Ramakrishna Mula 0 Reputation points
2023-11-15T15:15:09.8166667+00:00

Hi All,

While upgrading the cluster version, the cluster status went into a failed state and it has not come back to normal even after 24 hours.

I tried to update the cluster status using the command line, even it did not come back to normal.
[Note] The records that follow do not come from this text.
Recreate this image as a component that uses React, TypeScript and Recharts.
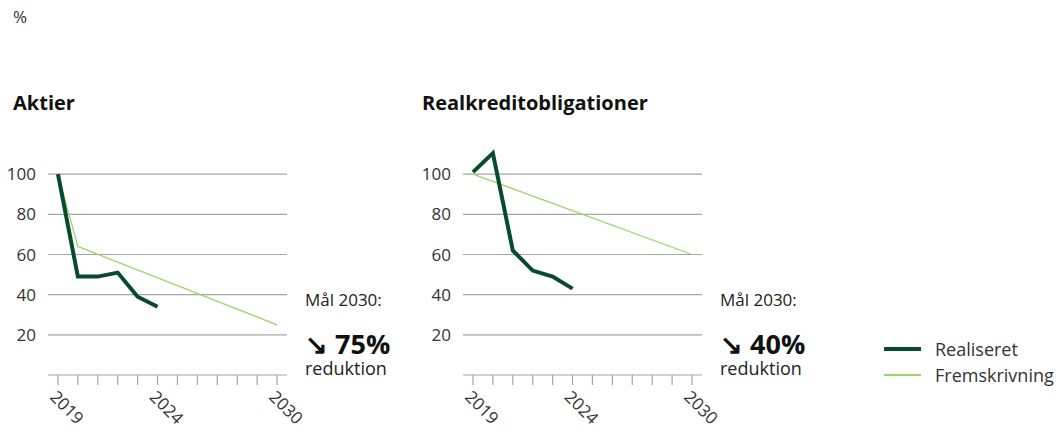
import React from 'react';
import { LineChart, Line, XAxis, YAxis, ReferenceLine } from 'recharts';

const YEARS = [2019, 2020, 2021, 2022, 2023, 2024, 2025, 2026, 2027, 2028, 2029, 2030];
const LABELLED_YEARS = [2019, 2024, 2030];
const Y_TICKS = [20, 40, 60, 80, 100];

// Aktier
const AKTIER_REALISERET = [100, 49, 49, 51, 39, 34, null, null, null, null, null, null];
const AKTIER_FREMSKRIVNING = [100, 64, null, null, null, null, null, null, null, null, null, 25];

// Realkreditobligationer
const REAL_REALISERET = [101, 110.5, 62, 52, 49, 43, null, null, null, null, null, null];
const REAL_FREMSKRIVNING = [100, null, null, null, null, null, null, null, null, null, null, 60];

const DARK = '#0a4a2c';
const LIGHT = '#9fd46e';
const GRID = '#a6a6a6';
const FONT = '"Open Sans", sans-serif';

const buildRows = (realiseret: (number | null)[], fremskrivning: (number | null)[]) =>
  YEARS.map((year, i) => ({ year, realiseret: realiseret[i], fremskrivning: fremskrivning[i] }));

const YearTick = (props: any) => {
  const { x, y, payload } = props;
  if (!LABELLED_YEARS.includes(payload.value)) return <g />;
  return (
    <text
      transform={`translate(${x - 9},${y + 11}) rotate(45)`}
      textAnchor="start"
      fill="#333"
      fontSize={17}
      fontFamily={FONT}
    >
      {payload.value}
    </text>
  );
};

interface PanelProps {
  title: string;
  titleLeft: number;
  left: number;
  realiseret: (number | null)[];
  fremskrivning: (number | null)[];
  goal: string;
}

const Panel: React.FC<PanelProps> = ({ title, titleLeft, left, realiseret, fremskrivning, goal }) => {
  const data = buildRows(realiseret, fremskrivning);
  return (
    <>
      <div
        style={{
          position: 'absolute',
          left: titleLeft,
          top: 89,
          fontSize: 20,
          fontWeight: 700,
          color: '#111',
          whiteSpace: 'nowrap',
        }}
      >
        {title}
      </div>
      <div style={{ position: 'absolute', left, top: 130 }}>
        <LineChart
          width={330}
          height={297}
          data={data}
          margin={{ top: 4, right: 43, bottom: 0, left: 0 }}
          style={{ overflow: 'visible' }}
        >
          <XAxis
            dataKey="year"
            type="number"
            domain={[2018.5, 2030.5]}
            ticks={YEARS}
            interval={0}
            height={52}
            tickSize={10}
            axisLine={{ stroke: GRID, strokeWidth: 1.2 }}
            tickLine={{ stroke: GRID, strokeWidth: 1.2 }}
            tick={<YearTick />}
          />
          <YAxis
            domain={[0, 120]}
            ticks={Y_TICKS}
            width={48}
            axisLine={false}
            tickLine={false}
            tickSize={0}
            tickMargin={12}
            tick={{ fill: '#333', fontSize: 17, fontFamily: FONT }}
          />
          {Y_TICKS.map((t) => (
            <ReferenceLine key={t} y={t} stroke={GRID} strokeWidth={1.2} />
          ))}
          <Line
            dataKey="fremskrivning"
            stroke={LIGHT}
            strokeWidth={1.3}
            dot={false}
            connectNulls
            isAnimationActive={false}
          />
          <Line
            dataKey="realiseret"
            stroke={DARK}
            strokeWidth={4}
            dot={false}
            strokeLinejoin="miter"
            isAnimationActive={false}
          />
        </LineChart>
      </div>
      <div style={{ position: 'absolute', left: left + 305, top: 290, color: '#222' }}>
        <div style={{ fontSize: 17, lineHeight: '20px' }}>Mål 2030:</div>
        <div style={{ fontSize: 27, fontWeight: 700, lineHeight: '27px', marginTop: 20, color: '#111' }}>
          ↘ {goal}
        </div>
        <div style={{ fontSize: 18, lineHeight: '20px', marginTop: 1 }}>reduktion</div>
      </div>
    </>
  );
};

export default function App() {
  return (
    <div
      style={{
        position: 'absolute',
        left: 0,
        top: 0,
        width: 1056,
        height: 427,
        overflow: 'hidden',
        background: '#fff',
        fontFamily: FONT,
      }}
    >
      <div style={{ position: 'absolute', left: 13, top: 5, fontSize: 17, color: '#333' }}>%</div>
      <Panel
        title="Aktier"
        titleLeft={13}
        left={0}
        realiseret={AKTIER_REALISERET}
        fremskrivning={AKTIER_FREMSKRIVNING}
        goal="75%"
      />
      <Panel
        title="Realkreditobligationer"
        titleLeft={422}
        left={415}
        realiseret={REAL_REALISERET}
        fremskrivning={REAL_FREMSKRIVNING}
        goal="40%"
      />
      <div style={{ position: 'absolute', left: 884, top: 336, fontSize: 18, color: '#333' }}>
        <div style={{ display: 'flex', alignItems: 'center', height: 26 }}>
          <span style={{ width: 37, height: 4, background: DARK, marginRight: 14 }} />
          Realiseret
        </div>
        <div style={{ display: 'flex', alignItems: 'center', height: 26 }}>
          <span style={{ width: 37, height: 1.5, background: LIGHT, marginRight: 14 }} />
          Fremskrivning
        </div>
      </div>
    </div>
  );
}
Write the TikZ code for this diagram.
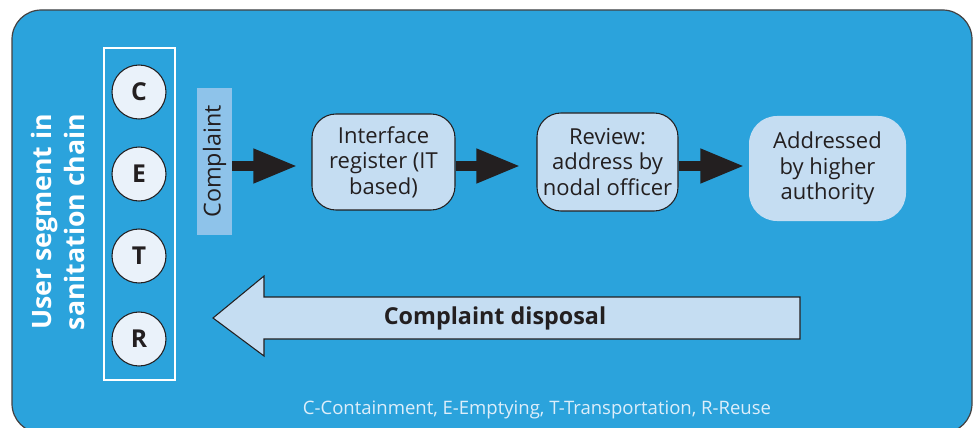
\documentclass[tikz,border=0pt]{standalone}
\usepackage{fontspec}
\setmainfont{Open Sans}
\usetikzlibrary{arrows.meta,calc}
\definecolor{bgblue}{HTML}{2BA3DC}
\definecolor{boxfill}{HTML}{C5DDF2}
\definecolor{circfill}{HTML}{EAF2FA}
\definecolor{compfill}{HTML}{8EC3EA}
\definecolor{darktext}{HTML}{231F20}
\definecolor{foot}{HTML}{DDEEFA}
\tikzset{
  letter/.style={circle,draw=darktext,line width=0.8pt,fill=circfill,minimum size=40.5pt,inner sep=0pt,
    font=\fontsize{18.5}{20}\selectfont\bfseries,text=darktext},
  stepbox/.style={rounded corners=18pt,draw=darktext,line width=0.8pt,fill=boxfill,align=center,inner sep=0pt,
    font=\fontsize{16.5}{19}\selectfont,text=darktext},
  flow/.style={-{Triangle[length=33pt,width=24pt]},line width=7.5pt,draw=darktext},
}
\begin{document}
\begin{tikzpicture}[x=0.75pt,y=-0.75pt]
\useasboundingbox (0,0) rectangle (976,428);
% outer panel
\draw[fill=bgblue,draw=darktext!85,line width=0.9pt,rounded corners=22pt] (12,10) rectangle (972,433);
% title
\node[rotate=90,align=center,text=white,font=\fontsize{20}{25}\selectfont\bfseries] (title) at (58,222)
  {User segment in\\sanitation chain};
% white frame
\draw[white,line width=0.8pt] (104,48) rectangle (175,380);
\node[letter] (C) at (139,92) {C};
\node[letter] (E) at (139,174) {E};
\node[letter] (T) at (139,256) {T};
\node[letter] (R) at (139,339) {R};
% complaint label
\node[rotate=90,fill=compfill,minimum width=110.25pt,minimum height=26.25pt,inner sep=0pt,
  font=\fontsize{17.5}{18}\selectfont,text=darktext] (comp) at (214.5,161.5) {Complaint};
% boxes
\node[stepbox,minimum width=107.25pt,minimum height=72pt] (b1) at (383.5,162)
  {Interface\\register (IT\\based)};
\node[stepbox,minimum width=105.75pt,minimum height=73.5pt] (b2) at (607.5,162)
  {Review:\\address by\\nodal officer};
\node[stepbox,draw=none,rounded corners=21pt,minimum width=117.75pt,minimum height=78.75pt] (b3) at (827.5,168.5)
  {Addressed\\by higher\\authority};
% flow arrows
\draw[flow] (comp.south |- 0,166) -- ($(b1.west |- 0,166)+(-14,0)$);
\draw[flow] (b1.east |- 0,166) -- ($(b2.west |- 0,166)+(-16,0)$);
\draw[flow] (b2.east |- 0,166) -- ($(b3.west |- 0,166)+(-4,0)$);
% disposal arrow
\draw[fill=boxfill,draw=darktext,line width=0.8pt] (213,318) -- (264,276) -- (264,297) -- (800,297) -- (800,339)
  -- (264,339) -- (264,356) -- cycle;
\node[font=\fontsize{17.5}{18}\selectfont\bfseries,text=darktext] (disp) at (495,318) {Complaint disposal};
% footnote
\node[font=\fontsize{13.9}{16}\selectfont,text=foot] (note) at (537,410)
  {C-Containment, E-Emptying, T-Transportation, R-Reuse};
\end{tikzpicture}
\end{document}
"az resource update --ids <aks-resource-id>"

Can anyone suggest?

Azure Kubernetes Service (AKS)
Azure Kubernetes Service (AKS)
An Azure service that provides serverless Kubernetes, an integrated continuous integration and continuous delivery experience, and enterprise-grade security and governance.
2,073 questions
{count} votes

1 answer

Sort by: Most helpful
  1. shiva patpi 13,251 Reputation points Microsoft Employee
    2023-11-15T17:34:12.67+00:00

    @Ramakrishna Mula ,

    Below are the couple of reasons why AKS cluster will go to Failed state at the time of upgrade:

    1. Kindly check if there are any blocking Pod Disruption Budgets (PDBs)
      1. If there are any strict PDBs , those might block the nodes in draining (i.e. moving the pods to new nodes). By default the process will keep trying to move and at the end it will time out (90 mins) - that's where the cluster goes to Failed State.
        1. Mitigations:- You can temporarily delete the PDBs , once upgrade completes - you can re-apply back those PDBs
    2. Please check if you are using the Custom DNS servers or Firewalls blocking the outbound connectivity .
      1. At the time of upgrade , when new nodes gets bootstrapped - they need to have the outbound internet connectivity so that they can reach out to mcr.microsoft.com or ubuntu.com for deploying additional post deployment tasks.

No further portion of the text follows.